The International Chamber of Commerce (ICC) has expressed concern that the Organization for Economic Co-operation and Development (OECD) Action Plan on combating Base Erosion and Profit Shifting (“BEPS”), mandated by the G20, may inadvertently incur severe collateral damage on compliant taxpaying companies of all sizes as a result of well-meaning measures undertaken unilaterally by states to mitigate double-non-taxation.
While ICC fully supports the BEPS Action Plan and actively engages with the OECD and the UN on the issues at hand, concern was raised during back-to-back meetings with the United Nations (UN) Committee on International Cooperation in Tax Matters at UN Headquarters in Geneva last week.

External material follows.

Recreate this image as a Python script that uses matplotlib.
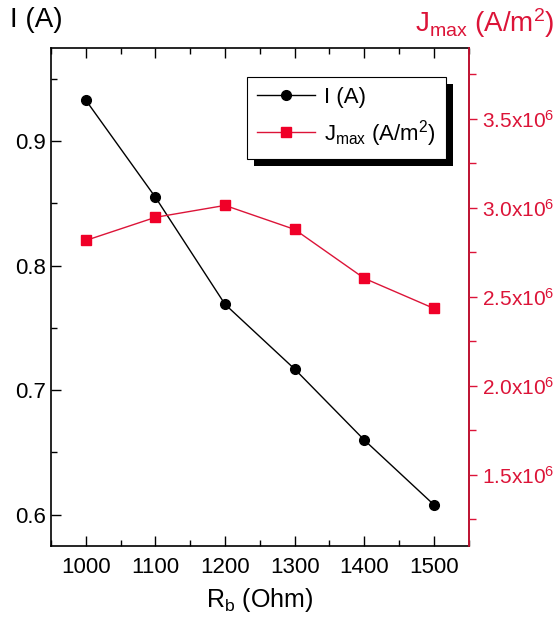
import matplotlib
matplotlib.use('Agg')
import matplotlib.pyplot as plt
from matplotlib.ticker import MultipleLocator, FuncFormatter
import matplotlib.patheffects as pe

plt.rcParams['font.family'] = ['Liberation Sans', 'DejaVu Sans']
plt.rcParams['mathtext.fontset'] = 'custom'
plt.rcParams['mathtext.rm'] = 'Liberation Sans'
plt.rcParams['mathtext.it'] = 'Liberation Sans'

rb = [1000, 1100, 1200, 1300, 1400, 1500]
current = [0.933, 0.855, 0.769, 0.717, 0.660, 0.608]
jmax = [2.817e6, 2.947e6, 3.014e6, 2.879e6, 2.604e6, 2.435e6]

red = '#dc1438'

fig = plt.figure(figsize=(5.6, 6.21), dpi=100)
ax = fig.add_axes([0.091, 0.121, 0.746, 0.802])
ax2 = ax.twinx()

l1, = ax.plot(rb, current, '-o', color='black', lw=1, ms=7, label='I (A)')
l2, = ax2.plot(rb, jmax, '-s', color=red, mfc='#f00028', mec='#f00028',
               lw=1, ms=6.5, label='J$_{\\mathrm{max}}$ (A/m$^2$)')

ax.set_xlim(950, 1550)
ax.set_ylim(0.575, 0.975)
ax2.set_ylim(1.1e6, 3.9e6)

ax.xaxis.set_major_locator(MultipleLocator(100))
ax.xaxis.set_minor_locator(MultipleLocator(50))
ax.yaxis.set_major_locator(MultipleLocator(0.1))
ax.yaxis.set_minor_locator(MultipleLocator(0.05))
ax2.yaxis.set_major_locator(MultipleLocator(0.5e6))
ax2.yaxis.set_minor_locator(MultipleLocator(0.25e6))
ax2.yaxis.set_major_formatter(FuncFormatter(lambda v, p: f'{v/1e6:.1f}x10$^6$'))

ax.tick_params(which='both', direction='in', top=True, labelsize=16, width=1)
ax.tick_params(which='major', length=7)
ax.tick_params(which='minor', length=4)
ax.tick_params(axis='x', pad=8)
ax2.tick_params(which='both', direction='out', colors=red, labelsize=15, width=1)
ax2.tick_params(which='major', length=6)
ax2.tick_params(which='minor', length=5)

for s in ax.spines.values():
    s.set_linewidth(1.2)
ax2.spines['right'].set_color(red)
ax2.spines['right'].set_linewidth(1.2)
ax2.spines['left'].set_visible(False)
ax2.spines['top'].set_visible(False)
ax2.spines['bottom'].set_visible(False)

ax.set_xlabel('R$_\\mathrm{b}$ (Ohm)', fontsize=18, labelpad=6)
fig.text(0.018, 0.967, 'I (A)', fontsize=20, ha='left', va='center')
fig.text(0.99, 0.963, 'J$_{\\mathrm{max}}$ (A/m$^2$)', fontsize=20, color=red,
         ha='right', va='center')

leg = ax2.legend([l1, l2], [l1.get_label(), l2.get_label()], loc='upper right',
                 bbox_to_anchor=(0.945, 0.942), borderaxespad=0, fontsize=16,
                 fancybox=False, edgecolor='black', framealpha=1,
                 handlelength=2.6, handletextpad=0.4, borderpad=0.45,
                 labelspacing=0.45)
leg.get_frame().set_linewidth(0.8)
leg.legendPatch.set_path_effects([
    pe.SimplePatchShadow(offset=(5, -5), shadow_rgbFace='black', alpha=1),
    pe.Normal()])

fig.savefig('out.png', dpi=100)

Stressing that taxation systems should be sound and stable – to encourage transparency, efficiency and predictability and to incentivize long-term investment, job creation and economic growth – ICC advises governments and policymakers to take the following into consideration:
- ICC strongly believes that several of the 15 BEPS Action Points are interdependent and recommends an overall perspective and coordination of the various recommendations – including the 2014 deliverables of Phase 1 in Phase 2 of the project.
- ICC calls for a coordinated implementation of the combined deliverables of the G20/BEPS project on a multilateral basis with a consensus approach in order for the solutions to be consistent and uniformly applied on an international level. ICC therefore cautions against implementation of domestic tax legislation through unilateral and divergent actions which risk leading to disparate rules, increased complexity and double taxation.
- ICC urges mitigating the increased unavoidable and foreseeable risk of double taxation via a solid dispute resolution mechanism, with mandatory agreements forcing competent authorities to agree on how to tax certain transactions, or simplified, how to split the ‘tax cake.’
ICC strongly opposes tax fraud and tax evasion but warns that it is crucial to distinguish these illegal activities from the use of lawful methods of tax planning and tax management, provided they are aligned with commercial and economic activities.